═══ Extracted records

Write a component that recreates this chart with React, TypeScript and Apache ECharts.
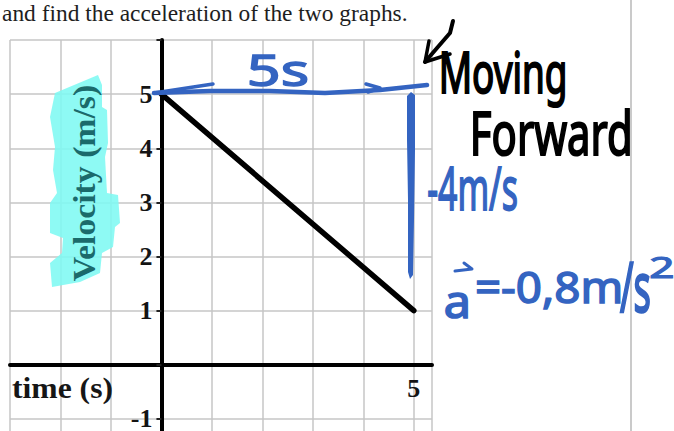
import React, { useEffect, useRef } from 'react';
import * as echarts from 'echarts';

// Velocity-time line: v(t) from 5 m/s at t=0 down to 1 m/s at t=5 s
const times = [0, 5];
const velocities = [5, 1];

// Tick labels printed on the worksheet axes
const velocityTickLabels = ['5', '4', '3', '2', '1', '-1'];
const timeTickLabels = ['5'];

// Printed texts
const headline = 'and find the acceleration of the two graphs.';
const timeAxisTitle = 'time (s)';
const velocityAxisTitle = 'Velocity (m/s)';

// Handwritten notes
const noteInterval = '5s';
const noteDeltaV = '-4m/s';
const noteAccelSymbol = 'a';
const noteAccelValue = '=-0,8m';
const noteAccelUnit = '/s';
const noteAccelPower = '2';
const noteMoving = 'Moving';
const noteForward = 'Forward';

const SERIF = '"Liberation Serif", "Times New Roman", serif';
const HAND = '"Noto Sans", sans-serif';
const INK_BLUE = '#3464c1';

// Plot frame: t from -3 to 5.36 s, v from -2 to 6 m/s
const GRID = { left: 10, top: 40, width: 422, height: 433 };
const T_MIN = -3;
const T_MAX = 5.36;
const V_MIN = -2;
const V_MAX = 6;

type Box = [number, number, number, number]; // left, top, right, bottom

const ctx = typeof document !== 'undefined' ? document.createElement('canvas').getContext('2d') : null;

function metrics(text: string, font: string) {
  ctx!.font = font;
  return ctx!.measureText(text);
}

// Text element whose ink is stretched into the given box; pen > 0 thickens the strokes
function inkText(
  text: string,
  family: string,
  weight: string,
  size: number,
  box: Box,
  fill: string,
  uniform = false,
  pen = 0,
  z = 100
) {
  const font = `${weight} ${size}px ${family}`;
  const m = metrics(text, font);
  const inkW = m.actualBoundingBoxLeft + m.actualBoundingBoxRight;
  const inkH = m.actualBoundingBoxAscent + m.actualBoundingBoxDescent;
  const sx = (box[2] - box[0]) / inkW;
  const sy = uniform ? sx : (box[3] - box[1]) / inkH;
  const central = (m.fontBoundingBoxAscent - m.fontBoundingBoxDescent) / 2;
  const style: any = { text, font, fill, align: 'left', verticalAlign: 'middle' };
  if (pen > 0) {
    style.stroke = fill;
    style.lineWidth = pen;
    style.lineJoin = 'round';
  }
  return {
    type: 'text',
    z,
    x: box[0] + sx * m.actualBoundingBoxLeft,
    y: box[1] + sy * m.actualBoundingBoxAscent - sy * central,
    scaleX: sx,
    scaleY: sy,
    style,
  };
}

// Rotated (bottom-to-top) text fitted to a centre, length and thickness
function rotatedText(
  text: string,
  family: string,
  weight: string,
  size: number,
  cx: number,
  cy: number,
  length: number,
  thickness: number,
  fill: string,
  z = 60
) {
  const font = `${weight} ${size}px ${family}`;
  const m = metrics(text, font);
  const inkW = m.actualBoundingBoxLeft + m.actualBoundingBoxRight;
  const inkH = m.actualBoundingBoxAscent + m.actualBoundingBoxDescent;
  const sx = length / inkW;
  const sy = thickness / inkH;
  const central = (m.fontBoundingBoxAscent - m.fontBoundingBoxDescent) / 2;
  const inkOffset = central - (m.actualBoundingBoxAscent - m.actualBoundingBoxDescent) / 2;
  return {
    type: 'text',
    z,
    x: cx - sy * inkOffset,
    y: cy,
    rotation: Math.PI / 2,
    scaleX: sx,
    scaleY: sy,
    style: { text, font, fill, align: 'center', verticalAlign: 'middle' },
  };
}

function stroke(points: number[][], color: string, width: number, z = 100) {
  return {
    type: 'polyline',
    z,
    shape: { points },
    style: { stroke: color, lineWidth: width, fill: null, lineCap: 'round', lineJoin: 'round' },
  };
}

export default function App() {
  const ref = useRef<HTMLDivElement>(null);

  useEffect(() => {
    document.body.style.margin = '0';
    const chart = echarts.init(ref.current!, null, { renderer: 'svg' });

    const gridColor = '#c6c6c6';
    const labelFont = { fontFamily: SERIF, fontWeight: 'bold' as const, fontSize: 26, color: '#141414' };

    // Pixel offsets that move each axis onto the other axis' zero
    const zeroX = GRID.left + ((0 - T_MIN) / (T_MAX - T_MIN)) * GRID.width;
    const zeroY = GRID.top + ((V_MAX - 0) / (V_MAX - V_MIN)) * GRID.height;
    const yAxisOffset = -(zeroX - GRID.left);
    const xAxisOffset = -(GRID.top + GRID.height - zeroY);

    const option = {
      animation: false,
      backgroundColor: '#ffffff',
      grid: { ...GRID, containLabel: false, outerBoundsMode: 'none' },
      xAxis: {
        type: 'value',
        min: T_MIN,
        max: T_MAX,
        interval: 1,
        position: 'bottom',
        offset: xAxisOffset,
        axisLine: { onZero: false, lineStyle: { color: '#000', width: 4 } },
        axisTick: { show: false },
        splitLine: { show: true, lineStyle: { color: gridColor, width: 1.5 } },
        axisLabel: {
          ...labelFont,
          margin: 11,
          showMaxLabel: false,
          formatter: (v: number) => (timeTickLabels.includes(String(v)) ? String(v) : ''),
        },
      },
      yAxis: {
        type: 'value',
        min: V_MIN,
        max: V_MAX,
        interval: 1,
        position: 'left',
        offset: yAxisOffset,
        axisLine: { onZero: false, lineStyle: { color: '#000', width: 4 } },
        axisTick: { show: true, length: 5, lineStyle: { color: '#222', width: 2 } },
        splitLine: { show: true, lineStyle: { color: gridColor, width: 1.5 } },
        axisLabel: {
          ...labelFont,
          margin: 9,
          padding: [7, 0, 0, 0],
          formatter: (v: number) => (velocityTickLabels.includes(String(v)) ? String(v) : ''),
        },
      },
      series: [
        {
          type: 'line',
          data: times.map((t, i) => [t, velocities[i]]),
          symbol: 'none',
          z: 5,
          lineStyle: { color: '#000', width: 5.5, cap: 'round' },
        },
      ],
      graphic: [
        // page edge on the right
        { type: 'line', z: 1, shape: { x1: 631, y1: 0, x2: 631, y2: 431 }, style: { stroke: '#cacaca', lineWidth: 2 } },
        // printed heading and axis titles
        inkText(headline, SERIF, 'normal', 24, [2, 5, 407, 30], '#1e1e1e', true),
        inkText(timeAxisTitle, SERIF, 'bold', 30, [12, 378, 112, 405], '#161616'),
        // highlighter stroke behind the velocity title
        {
          type: 'polygon',
          z: 50,
          shape: {
            points: [
              [55, 93], [98, 75], [102, 85], [102, 107], [107, 110], [108, 143], [105, 157], [107, 193],
              [118, 195], [120, 223], [115, 227], [113, 247], [102, 253], [100, 273], [80, 282], [52, 287],
              [50, 263], [62, 253], [63, 238], [50, 233], [50, 203], [57, 193], [53, 170], [55, 147], [50, 117],
            ],
          },
          style: { fill: '#7ef9f2', opacity: 0.88 },
        },
        rotatedText(velocityAxisTitle, SERIF, 'bold', 28, 87.5, 183, 196, 29, '#1b6a6b'),
        // "5s" double arrow along the top
        stroke([[154, 93], [210, 91], [270, 91], [325, 93], [380, 90], [427, 85]], INK_BLUE, 4.5),
        stroke([[154, 93], [213, 84]], INK_BLUE, 3.5),
        stroke([[366, 84], [380, 88], [368, 92]], INK_BLUE, 3.5),
        inkText(noteInterval, HAND, 'normal', 36, [250, 53, 307, 85], INK_BLUE, false, 1.2),
        // change in velocity bar
        {
          type: 'polygon',
          z: 100,
          shape: { points: [[407, 96], [411, 92], [415, 95], [415, 150], [414, 220], [413, 275], [410, 279], [408, 272], [408, 200], [407, 140]] },
          style: { fill: INK_BLUE },
        },
        inkText(noteDeltaV, HAND, 'normal', 40, [428, 167, 517, 210], INK_BLUE, false, 1.2),
        // acceleration result
        inkText(noteAccelSymbol, HAND, 'normal', 40, [445, 293, 468, 318], INK_BLUE, false, 1.5),
        stroke([[455, 271], [472, 269], [464, 263]], INK_BLUE, 3),
        inkText(noteAccelValue, HAND, 'normal', 44, [477, 272, 620, 309], INK_BLUE, false, 1.5),
        inkText(noteAccelUnit, HAND, 'normal', 44, [620, 263, 650, 312], INK_BLUE, false, 1.5),
        inkText(noteAccelPower, HAND, 'normal', 24, [651, 257, 673, 278], INK_BLUE, false, 1),
        // black note with its pointer
        stroke([[453, 21], [450, 33], [437, 48], [425, 62]], '#000', 4),
        stroke([[429, 41], [425, 62], [450, 54]], '#000', 3.5),
        inkText(noteMoving, HAND, 'normal', 44, [442, 50, 565, 107], '#000', false, 1.6),
        inkText(noteForward, HAND, 'normal', 40, [473, 110, 630, 155], '#000', false, 1.4),
      ],
    };

    chart.setOption(option as any);
    return () => chart.dispose();
  }, []);

  return (
    <div
      ref={ref}
      style={{ position: 'fixed', left: 0, top: 0, width: 674, height: 431, background: '#fff' }}
    />
  );
}
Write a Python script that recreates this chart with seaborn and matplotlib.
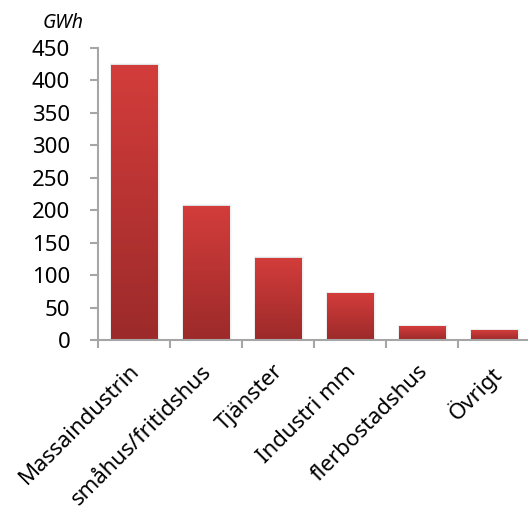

══════

=== Short task ===
All lines from the start of the entries through the one with "const V_MAX = 6;" are to be output exactly; omit the pictures.

=== Solution to this task ===
Write a component that recreates this chart with React, TypeScript and Apache ECharts.
import React, { useEffect, useRef } from 'react';
import * as echarts from 'echarts';

// Velocity-time line: v(t) from 5 m/s at t=0 down to 1 m/s at t=5 s
const times = [0, 5];
const velocities = [5, 1];

// Tick labels printed on the worksheet axes
const velocityTickLabels = ['5', '4', '3', '2', '1', '-1'];
const timeTickLabels = ['5'];

// Printed texts
const headline = 'and find the acceleration of the two graphs.';
const timeAxisTitle = 'time (s)';
const velocityAxisTitle = 'Velocity (m/s)';

// Handwritten notes
const noteInterval = '5s';
const noteDeltaV = '-4m/s';
const noteAccelSymbol = 'a';
const noteAccelValue = '=-0,8m';
const noteAccelUnit = '/s';
const noteAccelPower = '2';
const noteMoving = 'Moving';
const noteForward = 'Forward';

const SERIF = '"Liberation Serif", "Times New Roman", serif';
const HAND = '"Noto Sans", sans-serif';
const INK_BLUE = '#3464c1';

// Plot frame: t from -3 to 5.36 s, v from -2 to 6 m/s
const GRID = { left: 10, top: 40, width: 422, height: 433 };
const T_MIN = -3;
const T_MAX = 5.36;
const V_MIN = -2;
const V_MAX = 6;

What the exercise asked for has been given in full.